Ob M. den Rathausplatz besucht oder nur überquert hat, ging aus dem Begleitschreiben nicht hervor. Aber ich vermute, dass M. dort unterwegs war, um sich den angeblich einfachsten Sommeranbratplatz der Stadt genauer anzusehen. Zu einer Zeit, zu der noch kein Massenauflauf herrscht. Tagsüber also.
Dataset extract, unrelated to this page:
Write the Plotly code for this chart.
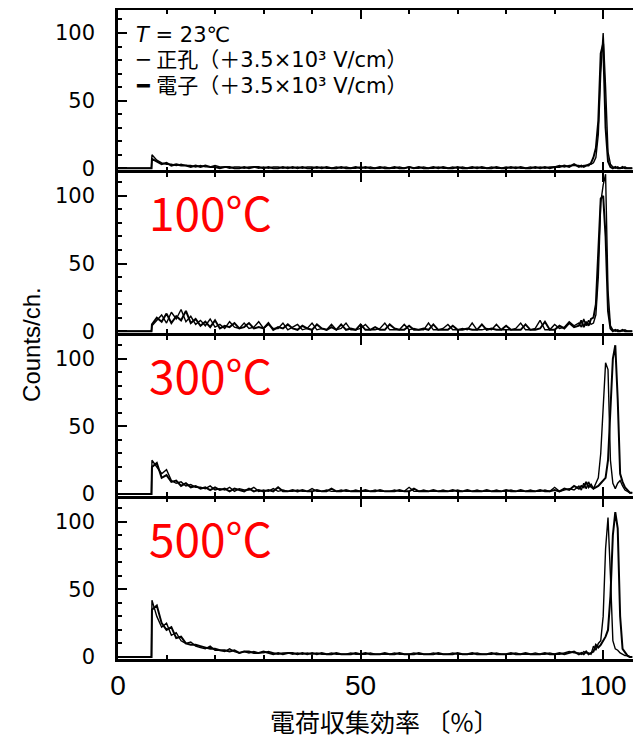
import plotly.graph_objects as go
from plotly.subplots import make_subplots

# channel grid: 0, then 7..94 step 1, then 95..106 step 0.5
low_ch = list(range(7, 95))
peak_ch = [95 + 0.5 * i for i in range(23)]
channels = [0] + low_ch + peak_ch

temps = ["23°C", "100°C", "300°C", "500°C"]

# counts/ch., hole (正孔) and electron (電子) spectra, low part (7..94) + peak part (95..106)
holes_23_low = [10,6,4,3,3,2,3,2,2,1, 2,1,1,2,1,1,0,1,1,0, 1,1,0,1,0,1,1,0,1,0,
                1,0,1,1,0,1,0,0,1,0, 1,0,0,1,0,1,0,0,1,0, 0,1,0,1,0,0,1,0,0,1,
                0,0,1,0,1,0,0,1,0,0, 1,0,0,1,0,1,0,0,1,0, 1,0,1,1,2,1,2,2]
holes_23_peak = [2,1,2,2,3,3,4,8,25,70,100,60,12,3,1,0,1,0,0,1,0,0,0]
elec_23_low = [7,5,3,4,2,3,2,2,1,2, 1,2,1,1,0,1,1,0,0,1, 0,1,1,0,1,0,0,1,0,1,
               0,1,0,0,1,0,1,0,0,1, 0,0,1,0,1,0,0,1,0,0, 1,0,0,1,0,1,0,0,1,0,
               1,0,0,1,0,0,1,0,1,0, 0,1,0,0,1,0,1,0,0,1, 0,1,0,1,1,2,1,3]
elec_23_peak = [1,2,1,2,2,4,8,15,35,85,92,30,5,1,0,1,0,0,1,0,0,0,0]

holes_100_low = [4,8,12,6,14,9,16,7,11,5, 8,4,9,3,5,2,7,3,2,6, 2,3,7,2,5,2,2,6,1,3,
                 5,1,2,6,1,2,1,5,1,2, 6,1,1,2,5,1,1,2,6,1, 1,1,5,1,2,1,1,6,1,1,
                 2,5,1,1,2,1,6,1,1,2, 1,5,1,1,1,2,6,1,1,2, 8,1,1,5,2,3,7,4]
holes_100_peak = [6,3,9,4,8,5,6,12,40,95,108,116,30,4,1,0,1,0,0,1,0,0,0]
elec_100_low = [5,10,7,13,6,11,8,15,6,9, 4,7,3,8,2,4,3,6,2,3, 6,2,3,2,6,1,3,2,5,2,
                1,4,2,1,5,2,1,3,1,5, 1,2,1,5,1,1,3,1,1,5, 2,1,1,4,1,1,2,1,5,1,
                1,1,4,1,1,2,1,1,5,1, 2,1,1,4,1,1,1,5,1,1, 2,7,1,1,4,2,6,3]
elec_100_peak = [4,8,3,7,4,9,10,20,55,98,100,70,15,2,0,1,0,0,1,0,0,0,0]

holes_300_low = [25,20,15,18,10,8,9,6,7,5, 5,4,6,3,4,3,5,2,4,3, 3,5,2,3,2,4,2,3,2,2,
                 3,2,2,4,2,2,3,2,2,3, 2,2,3,2,2,2,3,2,2,2, 3,2,2,5,2,2,3,2,2,2,
                 3,2,2,3,2,2,2,3,2,2, 2,3,2,2,3,2,2,2,3,2, 2,3,2,5,2,3,4,3]
holes_300_peak = [6,3,8,4,9,5,4,8,12,30,60,97,92,25,8,4,8,10,6,3,2,1,1]
elec_300_low = [20,23,12,14,9,10,6,8,5,6, 4,5,3,5,3,4,2,4,3,2, 4,2,3,2,3,2,5,2,2,3,
                2,3,2,2,3,2,2,4,2,2, 3,2,2,2,3,2,2,3,2,2, 2,3,2,2,4,2,2,2,3,2,
                2,2,3,2,2,3,2,2,2,3, 2,2,2,3,2,2,3,2,2,2, 3,2,2,3,2,4,3,6]
elec_300_peak = [4,6,5,9,5,7,4,5,6,8,10,12,25,60,100,110,70,15,9,5,3,1,1]

holes_500_low = [42,30,22,25,16,18,12,10,11,8, 7,6,8,5,5,4,6,4,3,4, 3,4,3,3,4,3,2,3,3,2,
                 3,2,3,2,3,2,2,3,2,2, 2,3,2,2,2,3,2,2,2,2, 3,2,2,2,3,2,2,2,3,2,
                 2,2,3,2,2,2,2,3,2,2, 2,3,2,2,2,3,2,2,2,3, 2,2,3,2,2,3,4,3]
holes_500_peak = [3,2,4,3,3,2,8,5,10,12,30,80,103,60,12,6,5,3,2,1,1,0,0]
elec_500_low = [35,38,25,20,22,14,15,10,9,9, 8,7,6,6,5,5,4,5,3,4, 4,3,3,4,3,2,3,2,3,3,
                2,3,2,3,2,3,2,2,3,2, 2,2,3,2,3,2,2,2,3,2, 2,3,2,2,2,3,2,2,2,3,
                2,2,2,3,2,2,3,2,2,2, 3,2,2,2,3,2,2,3,2,2, 2,3,2,2,3,2,3,4]
elec_500_peak = [2,3,2,4,2,3,4,9,7,9,12,15,20,45,90,107,95,30,6,3,1,0,0]

holes = [[0] + holes_23_low + holes_23_peak, [0] + holes_100_low + holes_100_peak,
         [0] + holes_300_low + holes_300_peak, [0] + holes_500_low + holes_500_peak]
elecs = [[0] + elec_23_low + elec_23_peak, [0] + elec_100_low + elec_100_peak,
         [0] + elec_300_low + elec_300_peak, [0] + elec_500_low + elec_500_peak]

fig = make_subplots(rows=4, cols=1, shared_xaxes=True, vertical_spacing=0.004)

for i in range(4):
    # step up at threshold: hold 0 until channel 7
    xs = [0, 6.9] + channels[1:]
    fig.add_trace(go.Scatter(x=xs, y=[0] + holes[i], mode="lines",
                             line=dict(color="black", width=1.4), showlegend=False), row=i + 1, col=1)
    fig.add_trace(go.Scatter(x=xs, y=[0] + elecs[i], mode="lines",
                             line=dict(color="black", width=2), showlegend=False), row=i + 1, col=1)
    fig.update_yaxes(range=[-1.5, 117], tickvals=[0, 50, 100], ticks="inside", ticklen=9,
                     tickwidth=2, tickcolor="black", showline=True, linecolor="black", linewidth=2.5,
                     showgrid=False, zeroline=False, ticklabelstandoff=16, automargin=False,
                     minor=dict(dtick=10, tick0=0, ticks="inside", ticklen=4, tickcolor="black", tickwidth=1.5),
                     tickfont=dict(family="DejaVu Sans", size=21, color="black"),
                     row=i + 1, col=1)
    fig.update_xaxes(range=[0, 107.8], tickvals=[0, 50, 100], ticks="inside", ticklen=9,
                     tickwidth=2, tickcolor="black", showline=True, linecolor="black", linewidth=2.5,
                     mirror="ticks", showgrid=False, zeroline=False, automargin=False,
                     minor=dict(dtick=10, tick0=0, ticks="inside", ticklen=4, tickcolor="black", tickwidth=1.5),
                     tickfont=dict(family="Liberation Sans", size=28, color="black"),
                     row=i + 1, col=1)

fig.update_xaxes(ticklabelstandoff=0, row=4, col=1)

# red temperature labels for panels 2-4
for i in range(1, 4):
    yname = "y%d domain" % (i + 1)
    fig.add_annotation(text=temps[i], xref="x domain", yref=yname, x=0.055, y=0.76,
                       xanchor="left", yanchor="middle", showarrow=False,
                       font=dict(family="Noto Sans CJK JP", size=46, color="#ff0000"))

# legend text in top panel
legend_lines = ["<i>T</i> = 23℃", "─ 正孔（＋3.5×10³ V/cm）", "━ 電子（＋3.5×10³ V/cm）"]
legend_y = [0.845, 0.685, 0.525]
for txt, yy in zip(legend_lines, legend_y):
    fig.add_annotation(text=txt, xref="x domain", yref="y domain", x=0.03, y=yy,
                       xanchor="left", yanchor="middle", showarrow=False,
                       font=dict(family="DejaVu Sans, Noto Sans CJK JP", size=21, color="black"))

fig.add_annotation(text="Counts/ch.", xref="paper", yref="paper", x=-0.165, y=0.485,
                   textangle=-90, showarrow=False, xanchor="center", yanchor="middle",
                   font=dict(family="Liberation Sans", size=24, color="black"))
fig.add_annotation(text="電荷収集効率 〔%〕", xref="paper", yref="paper", x=0.51, y=-0.095,
                   showarrow=False, xanchor="center", yanchor="middle",
                   font=dict(family="Noto Sans CJK JP", size=25, color="black"))

# page body has an 8px margin, so the figure is shifted by 8px; compensate
fig.update_layout(width=633, height=730, margin=dict(l=110, r=0, t=2, b=79, autoexpand=False),
                  plot_bgcolor="white", paper_bgcolor="white")

fig.write_html("out.html")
Denn wenn Männchen und Weiblein dort Abends unter dem Vorwand es Musikfilmsehens unterwegs sind, um einander zu suchen (und dabei nicht einmal überreißen, wenn ihnen am selben Stand für idente Bestellungen vom selben Servicemenschen bei drei Gelegenheiten an einem Abend dreimal deutlich divergierende Preise verrechnet werden – aber das ist wohl eine ganz andere Geschichte), lässt sich der Fokus nur schwer auf jene Ziele richten, die M. sucht: die kleinen, seltsamen Absurditäten der Beschilderungen des Alltags nämlich.

M. erklärt

„wenn man mit offenen augen durch wien/österreich geht“, schreibt M., „dann merkt man, dass wir eigentlich in absurdistan leben (ein weiteres beispiel dafür anbei - "traditionellste" ist schon einmal ein groteskes wort, aber wenn sie dann die karte lesen, werden sie merken, warum ich die speisekarte am rathausplatz fotografiert habe (mit rahmgurkensalate ist auch hübsch)“

„jaja, ich weiß, ich werde die welt nicht ändern, aber im kleinen kann man es versuchen - meine tochter kennt z.b. den unterschied zwischen "möchtest du" und "magst du", aber 99,9 Prozent der eltern nicht ... "magst noch zu die elefanten gehen?", war ein besonders hübscher satz letztens in schönbrunn ...“

Ankündigungspolitik

Und zu diesen Zeilen – denen er auch noch die Ankündigung beistellte, zum Jahresende eine Liste von besonders „gelungenen“ Titeln von Print- und Online-Standard ins Web zu hieven – pastete M. dann eben auch nebenstehendes Bild. Weil ihn, erläuterte er, nicht nur der Superlativ von Tradition und der interessante Plural der Beilage fasziniere, sondern – und das vor allem – ein Gericht: der „Wellnessgriller“.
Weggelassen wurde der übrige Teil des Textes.